Son épouse estime qu'il s'agit d'un accident, qu'il a été finalement au mauvais endroit, au mauvais moment. Est-ce que selon vous, c'est un accident ou est-ce que c'est un assassinat ?
"Un accident"... C'est un assassinat, bien entendu. Mais c'est malheureusement assez fréquent. Je crois que madame Marlinge, Isabelle Marlinge que j'ai eue au téléphone et puis, j'ai eu aussi sa fille Marie - il avait une autre fille encore - ont réagi de façon extrêmement digne et malgré leurs souffrances, elles analysent bien la situation. C'est devenu très, très risqué, ça l'a toujours été mais ça l'est encore plus, de se dévouer pour les autres. Et là, ce camp regorge de personnes déplacées, de Tchadiens, et puis aussi des gens qui viennent du Darfour, du Soudan à côté. P. Marlinge était un humanitaire très expérimenté, il avait travaillé dans tous les coins du monde. Au Tchad, il était, mais au Soudan, il avait travaillé, en Afghanistan, en Irak. Ils avaient vêcu avec sa femme dix ans au Népal pour s'occuper des enfants. C'est un homme admirable. Le modèle pour la jeunesse que constituait P. Marlinge a disparu et c'est vraiment très triste. Et il faut présenter, bien sûr, à sa famille mais aussi à l'organisation, à ceux qui se dévouent courageusement tous les jours, non seulement notre soutien mais il faut aussi trouver ses assassins.
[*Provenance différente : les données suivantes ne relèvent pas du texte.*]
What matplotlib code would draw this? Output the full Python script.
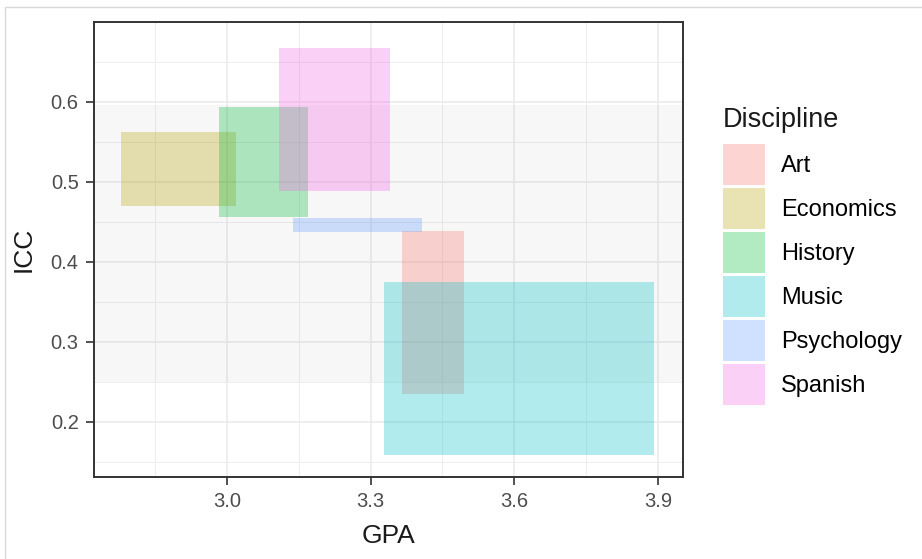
import matplotlib
matplotlib.use("Agg")
import matplotlib.pyplot as plt
from matplotlib.patches import Patch, Rectangle

plt.rcParams["font.family"] = ["Liberation Sans", "DejaVu Sans"]

# --- data ---
disciplines = ["Art", "Economics", "History", "Music", "Psychology", "Spanish"]
gpa_min = [3.365, 2.780, 2.983, 3.328, 3.138, 3.108]
gpa_max = [3.494, 3.019, 3.169, 3.892, 3.408, 3.340]
icc_min = [0.235, 0.470, 0.456, 0.159, 0.437, 0.489]
icc_max = [0.439, 0.563, 0.594, 0.375, 0.455, 0.668]
band_lo, band_hi = 0.25, 0.596

colors = ["#F8766D", "#B79F00", "#00BA38", "#00BFC4", "#619CFF", "#F564E3"]
alpha = 0.3

W, H = 922, 559
fig = plt.figure(figsize=(W / 100, H / 100), dpi=100)

# faint screenshot frame
fig.patches.append(Rectangle((5 / W, -0.1), 1.2, (H - 7) / H + 0.1,
                             transform=fig.transFigure, fill=False,
                             edgecolor="#d9d9d9", linewidth=1.0))

left, right, top, bottom = 94, 683, 22, 477
ax = fig.add_axes([left / W, (H - bottom) / H, (right - left) / W, (bottom - top) / H])

ax.set_xlim(2.723, 3.952)
ax.set_ylim(0.131, 0.700)

ax.set_xticks([3.0, 3.3, 3.6, 3.9])
ax.set_xticks([2.85, 3.15, 3.45, 3.75], minor=True)
ax.set_yticks([0.2, 0.3, 0.4, 0.5, 0.6])
ax.set_yticks([0.15, 0.25, 0.35, 0.45, 0.55, 0.65], minor=True)
ax.set_xticklabels(["3.0", "3.3", "3.6", "3.9"])
ax.set_yticklabels(["0.2", "0.3", "0.4", "0.5", "0.6"])

ax.grid(True, which="major", color="#ebebeb", linewidth=1.2, zorder=0)
ax.grid(True, which="minor", color="#ededed", linewidth=0.7, zorder=0)
ax.set_axisbelow(True)

ax.axhspan(band_lo, band_hi, color="#999999", alpha=0.075, linewidth=0, zorder=1)

for i, d in enumerate(disciplines):
    ax.bar(gpa_min[i], icc_max[i] - icc_min[i], width=gpa_max[i] - gpa_min[i],
           bottom=icc_min[i], align="edge", color=colors[i], alpha=alpha,
           linewidth=0, zorder=2)

for s in ax.spines.values():
    s.set_color("#333333")
    s.set_linewidth(1.4)
ax.tick_params(which="major", length=6, width=1.2, color="#333333",
               labelsize=14.5, labelcolor="#4d4d4d", pad=5)
ax.tick_params(which="minor", length=0)

ax.set_xlabel("GPA", fontsize=19, color="#1a1a1a", labelpad=9)
ax.set_ylabel("ICC", fontsize=19, color="#1a1a1a", labelpad=11)

handles = [Patch(facecolor=c, alpha=alpha, edgecolor="none") for c in colors]
leg = fig.legend(handles, disciplines, title="Discipline",
                 loc="upper left", bbox_to_anchor=(723 / W, 1 - 107 / H),
                 frameon=False, fontsize=17, title_fontsize=19.5,
                 handlelength=1.78, handleheight=2.3, handletextpad=0.68,
                 labelspacing=0.12, borderpad=0, borderaxespad=0,
                 alignment="left")
leg.get_title().set_color("#1a1a1a")
# a bit more room between the title and the first key
leg._legend_box.sep = 8

fig.savefig("out.png", dpi=100, facecolor="white")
La gendarmerie tchadienne est à la recherche de ceux-là et puis aussi, bien sûr, puisqu'il y a le déploiement des forces Eufor des 17 pays de l'Union européenne qui sont en train d'achever leur déploiement, bien sûr, ils sont mobilisés. Ils ont cherché depuis hier déjà, où étaient passés ses assassins.
Vous le disiez, ces attaques sont fréquentes, des dizaines de véhicules d'ONG ont été volés ces dernières années au Tchad. Mais on se demande pourquoi, cette fois-ci, les brigands ont tiré. Ce matin sur RTL, le ministre de l'Intérieur tchadien assure que P. Marlinge n'a pas été tué à cause de sa nationalité. Est-ce que, vous, vous êtes convaincu que cet humanitaire n'a pas été abattu parce qu'il était français ?
Je ne crois pas du tout mais je n'en sais rien, l'enquête le dira. Mais enfin, il conduisait le véhicule, je vous l'ai dit, d'une association anglaise très connue dans le monde entier "Save the children", une des plus grandes, une des plus efficaces, une des plus sérieuses des associations humanitaires. Il n'a pas eu le temps de parler. Il a été tué parce que, je crois - mais l'enquête le dira, encore une fois -, ils étaient pressés, agités, nerveux et qu'ils avaient peur. C'est tellement fréquent. Vous savez, heureusement, ce matin, nous avons eu l'annonce du retour d'un humanitaire qui travaillait en Haïti, qui avait été enlevé dans les mêmes circonstances par des "coupeurs de route", vendredi dernier. J.- M. Morin, lui, a été retrouvé, hier. Malheureusement, c'est monnaie courante. Malheureusement...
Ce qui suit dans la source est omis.